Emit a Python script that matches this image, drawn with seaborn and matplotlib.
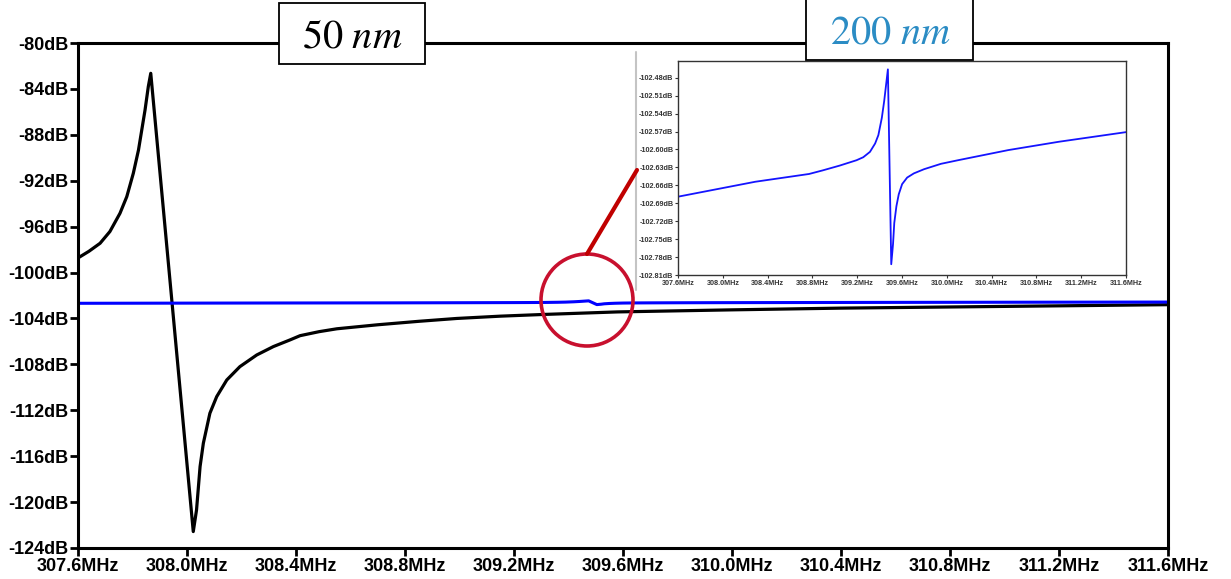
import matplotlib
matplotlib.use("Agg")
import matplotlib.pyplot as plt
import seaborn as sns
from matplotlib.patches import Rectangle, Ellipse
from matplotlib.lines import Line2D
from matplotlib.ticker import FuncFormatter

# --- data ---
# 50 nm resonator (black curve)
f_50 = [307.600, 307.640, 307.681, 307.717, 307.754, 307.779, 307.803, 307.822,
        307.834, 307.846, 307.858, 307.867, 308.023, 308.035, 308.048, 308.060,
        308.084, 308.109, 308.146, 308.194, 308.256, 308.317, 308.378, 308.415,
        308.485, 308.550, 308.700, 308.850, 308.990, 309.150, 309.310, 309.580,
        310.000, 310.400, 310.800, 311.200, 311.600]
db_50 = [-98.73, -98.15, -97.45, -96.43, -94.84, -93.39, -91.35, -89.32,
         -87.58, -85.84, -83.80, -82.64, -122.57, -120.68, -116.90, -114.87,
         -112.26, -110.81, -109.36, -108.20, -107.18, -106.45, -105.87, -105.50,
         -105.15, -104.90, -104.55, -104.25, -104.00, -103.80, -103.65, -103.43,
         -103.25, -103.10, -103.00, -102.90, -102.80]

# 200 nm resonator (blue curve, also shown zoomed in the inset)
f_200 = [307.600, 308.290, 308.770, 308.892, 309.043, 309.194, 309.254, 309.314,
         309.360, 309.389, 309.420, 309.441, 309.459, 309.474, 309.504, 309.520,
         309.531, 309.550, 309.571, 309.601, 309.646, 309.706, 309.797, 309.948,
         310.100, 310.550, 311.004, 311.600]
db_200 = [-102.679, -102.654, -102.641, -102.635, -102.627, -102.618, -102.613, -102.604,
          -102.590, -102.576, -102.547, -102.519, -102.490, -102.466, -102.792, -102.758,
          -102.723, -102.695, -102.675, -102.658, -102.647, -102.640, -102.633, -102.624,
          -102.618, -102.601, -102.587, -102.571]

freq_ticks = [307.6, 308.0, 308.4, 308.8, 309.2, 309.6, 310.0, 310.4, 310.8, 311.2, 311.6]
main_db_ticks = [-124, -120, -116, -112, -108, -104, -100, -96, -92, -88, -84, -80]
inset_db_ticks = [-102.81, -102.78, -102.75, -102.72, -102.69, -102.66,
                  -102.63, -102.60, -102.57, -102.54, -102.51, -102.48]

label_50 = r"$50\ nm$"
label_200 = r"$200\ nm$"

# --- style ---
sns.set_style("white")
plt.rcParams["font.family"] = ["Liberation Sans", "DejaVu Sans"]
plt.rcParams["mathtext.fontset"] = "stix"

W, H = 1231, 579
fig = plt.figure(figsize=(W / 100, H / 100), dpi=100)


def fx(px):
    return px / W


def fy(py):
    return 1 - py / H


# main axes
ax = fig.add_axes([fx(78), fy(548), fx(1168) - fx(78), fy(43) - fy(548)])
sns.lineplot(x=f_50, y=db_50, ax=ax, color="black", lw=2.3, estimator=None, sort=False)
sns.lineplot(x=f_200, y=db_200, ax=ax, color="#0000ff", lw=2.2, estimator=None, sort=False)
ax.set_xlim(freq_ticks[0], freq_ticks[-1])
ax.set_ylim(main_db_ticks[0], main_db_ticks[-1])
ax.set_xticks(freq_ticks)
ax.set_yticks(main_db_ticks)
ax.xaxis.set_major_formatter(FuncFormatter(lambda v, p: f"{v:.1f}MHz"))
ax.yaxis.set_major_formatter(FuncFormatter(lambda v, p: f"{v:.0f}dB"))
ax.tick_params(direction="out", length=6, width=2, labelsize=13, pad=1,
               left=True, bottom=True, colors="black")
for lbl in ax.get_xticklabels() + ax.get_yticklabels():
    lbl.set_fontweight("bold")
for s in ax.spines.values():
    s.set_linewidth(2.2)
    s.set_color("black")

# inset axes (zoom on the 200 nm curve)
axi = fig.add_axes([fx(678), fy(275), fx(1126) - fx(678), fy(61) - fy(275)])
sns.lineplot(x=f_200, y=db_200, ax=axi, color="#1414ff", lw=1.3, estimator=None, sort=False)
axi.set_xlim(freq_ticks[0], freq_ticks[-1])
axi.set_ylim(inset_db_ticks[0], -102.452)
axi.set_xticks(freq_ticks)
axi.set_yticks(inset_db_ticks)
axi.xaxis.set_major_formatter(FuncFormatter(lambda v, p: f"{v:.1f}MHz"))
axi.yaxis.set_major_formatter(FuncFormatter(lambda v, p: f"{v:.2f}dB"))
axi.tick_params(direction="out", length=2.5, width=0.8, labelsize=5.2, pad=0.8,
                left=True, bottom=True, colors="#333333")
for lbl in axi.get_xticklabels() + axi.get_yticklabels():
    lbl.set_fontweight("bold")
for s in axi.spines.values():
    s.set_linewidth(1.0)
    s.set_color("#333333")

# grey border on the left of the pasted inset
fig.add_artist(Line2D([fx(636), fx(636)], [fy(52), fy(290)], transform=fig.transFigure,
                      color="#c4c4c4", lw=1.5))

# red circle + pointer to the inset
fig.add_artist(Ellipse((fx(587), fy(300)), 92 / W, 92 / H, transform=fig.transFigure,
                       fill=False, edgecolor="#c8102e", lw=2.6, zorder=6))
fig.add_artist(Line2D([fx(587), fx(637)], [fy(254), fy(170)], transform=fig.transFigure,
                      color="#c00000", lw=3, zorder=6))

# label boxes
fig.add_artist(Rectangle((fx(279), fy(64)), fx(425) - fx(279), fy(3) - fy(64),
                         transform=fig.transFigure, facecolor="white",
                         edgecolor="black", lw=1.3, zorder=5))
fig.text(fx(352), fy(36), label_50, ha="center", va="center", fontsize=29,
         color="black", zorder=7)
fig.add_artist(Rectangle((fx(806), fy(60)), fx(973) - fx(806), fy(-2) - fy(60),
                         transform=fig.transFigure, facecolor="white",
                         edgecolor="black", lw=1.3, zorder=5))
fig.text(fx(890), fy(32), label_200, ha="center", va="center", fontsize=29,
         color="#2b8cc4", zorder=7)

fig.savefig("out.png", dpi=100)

■ ■ ■

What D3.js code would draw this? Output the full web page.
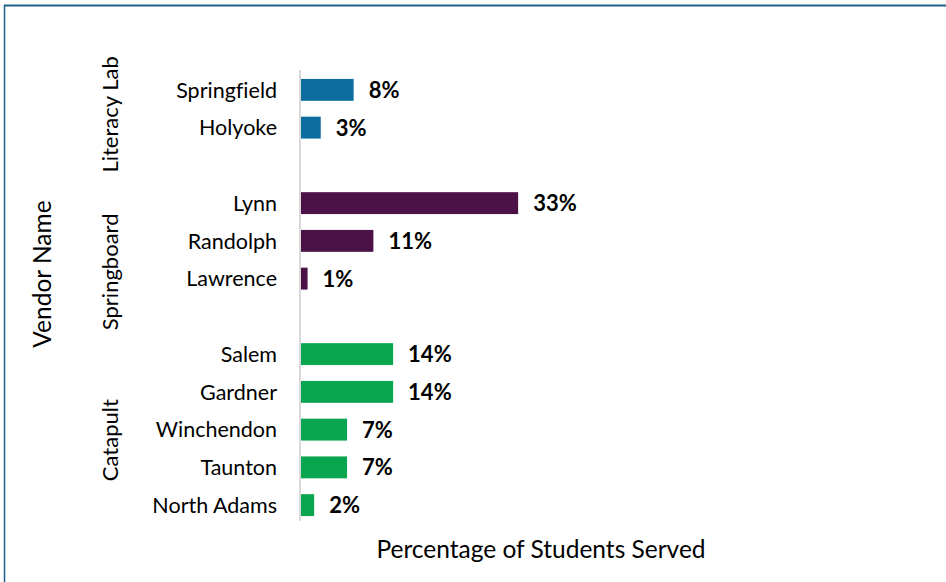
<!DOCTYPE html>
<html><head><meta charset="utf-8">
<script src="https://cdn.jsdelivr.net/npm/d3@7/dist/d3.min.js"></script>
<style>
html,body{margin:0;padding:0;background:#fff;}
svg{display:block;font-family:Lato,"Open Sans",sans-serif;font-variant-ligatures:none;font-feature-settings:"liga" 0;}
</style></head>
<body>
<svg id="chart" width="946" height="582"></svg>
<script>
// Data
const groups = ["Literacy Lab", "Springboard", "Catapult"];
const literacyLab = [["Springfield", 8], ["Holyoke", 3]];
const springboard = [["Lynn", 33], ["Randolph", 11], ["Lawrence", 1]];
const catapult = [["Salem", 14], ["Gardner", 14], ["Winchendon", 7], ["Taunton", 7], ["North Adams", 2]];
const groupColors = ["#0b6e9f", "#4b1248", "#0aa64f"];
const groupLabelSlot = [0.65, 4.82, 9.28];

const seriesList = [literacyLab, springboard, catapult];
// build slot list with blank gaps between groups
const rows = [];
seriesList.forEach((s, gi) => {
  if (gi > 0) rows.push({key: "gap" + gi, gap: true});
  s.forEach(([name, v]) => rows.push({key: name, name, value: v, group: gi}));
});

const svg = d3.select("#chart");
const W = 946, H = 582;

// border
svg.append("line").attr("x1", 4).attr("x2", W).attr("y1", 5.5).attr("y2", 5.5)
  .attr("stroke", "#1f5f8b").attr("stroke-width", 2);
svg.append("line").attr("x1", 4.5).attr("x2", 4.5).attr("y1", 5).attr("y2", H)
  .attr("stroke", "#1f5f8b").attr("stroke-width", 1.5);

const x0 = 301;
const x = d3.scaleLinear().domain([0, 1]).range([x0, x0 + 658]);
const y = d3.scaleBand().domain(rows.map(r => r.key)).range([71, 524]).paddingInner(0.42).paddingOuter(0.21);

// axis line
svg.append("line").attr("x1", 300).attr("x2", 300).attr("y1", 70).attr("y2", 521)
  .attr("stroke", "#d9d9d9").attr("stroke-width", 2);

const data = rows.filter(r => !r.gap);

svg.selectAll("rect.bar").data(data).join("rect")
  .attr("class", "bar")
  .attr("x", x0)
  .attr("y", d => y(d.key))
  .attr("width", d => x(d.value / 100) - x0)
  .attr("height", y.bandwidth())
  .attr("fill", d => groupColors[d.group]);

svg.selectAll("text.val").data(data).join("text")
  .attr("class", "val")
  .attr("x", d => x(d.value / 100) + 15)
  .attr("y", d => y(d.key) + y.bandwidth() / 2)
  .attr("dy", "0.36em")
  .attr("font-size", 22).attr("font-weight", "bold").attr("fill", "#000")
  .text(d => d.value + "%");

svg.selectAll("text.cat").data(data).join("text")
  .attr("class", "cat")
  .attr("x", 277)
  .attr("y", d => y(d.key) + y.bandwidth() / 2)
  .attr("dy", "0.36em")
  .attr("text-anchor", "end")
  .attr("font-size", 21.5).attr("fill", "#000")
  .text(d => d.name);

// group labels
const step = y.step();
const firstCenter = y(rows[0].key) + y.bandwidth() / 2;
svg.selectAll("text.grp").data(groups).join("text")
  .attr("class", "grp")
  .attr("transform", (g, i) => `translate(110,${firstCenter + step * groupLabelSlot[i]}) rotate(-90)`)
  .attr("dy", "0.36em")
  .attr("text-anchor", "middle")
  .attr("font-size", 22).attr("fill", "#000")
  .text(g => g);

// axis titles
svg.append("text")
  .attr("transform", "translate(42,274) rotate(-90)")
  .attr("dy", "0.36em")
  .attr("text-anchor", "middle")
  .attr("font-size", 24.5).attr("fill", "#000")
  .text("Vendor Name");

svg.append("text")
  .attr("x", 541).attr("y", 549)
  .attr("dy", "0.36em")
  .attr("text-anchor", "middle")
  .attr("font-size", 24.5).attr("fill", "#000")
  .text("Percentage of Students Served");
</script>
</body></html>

■ ■ ■

Instructions for the task: In the listing above, find the line with "Emit a Python" and the line with "from matplotlib.ticker import FuncFormatter". Set down exactly those lines and everything between them, skipping pictures.

Output for this exercise:
Emit a Python script that matches this image, drawn with seaborn and matplotlib.
import matplotlib
matplotlib.use("Agg")
import matplotlib.pyplot as plt
import seaborn as sns
from matplotlib.patches import Rectangle, Ellipse
from matplotlib.lines import Line2D
from matplotlib.ticker import FuncFormatter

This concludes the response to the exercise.